夜の質感(桜の季節)
まだ咲いていない地域もあるけれど、
私が住む地域ではすでに桜は満開をすぎて花弁が舞い始めている。
駅までの道のり、桜並木を歩いていく。
朝、明るい時間にも歩き、帰りは日によって、まだ夕方の明るい時間のときもあれば、
暗くなって、それでもまだ人通りが多い時間のときもあるし、
もう深夜になって、人通りもほとんどなくなった時間に、桜並木を歩く。
夜おそい時間ともなれば、この道も暗くなる。
その暗さの中に、桜の淡い色が目に入ってくるけれど、
それよりも強い印象を与えてくれるのは、幹・枝である。
暗いから、明るい時間では幹・枝の表皮の質感がはっきりとわかるのが、
この時間ともなれば幹はそういうところまではもちろん見えず、
だからこそ幹の形(枝ぶり)が明るいとき見ているよりも、
そのシルエットが花明りによってはっきりと浮び上っている。
同じ桜の木を、朝と夜とでは反対方向から眺めているわけだが、同じ桜の木を見ていることには変りはない。
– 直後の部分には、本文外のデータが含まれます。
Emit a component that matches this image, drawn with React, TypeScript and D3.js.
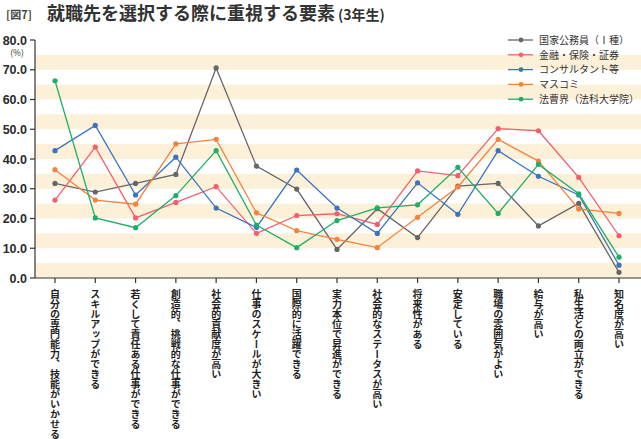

なのに明るい時間と深夜遅い、ほんとうに暗くなってからとでは、
桜の木のシルエットの印象がまるで違ってくる。
ひとりで歩いていると、それも誰も歩いていなかったりすると、
桜の木のシルエットに、どきっとする。
明るい時間では感じられなかった、異形さを感じとっているからだ。
というより、異形として私が感じとっている、と書くべきだろう。
明るい時間ではまったく感じなかった怖さがあり、
これもまた「夜の質感」なのだとおもう。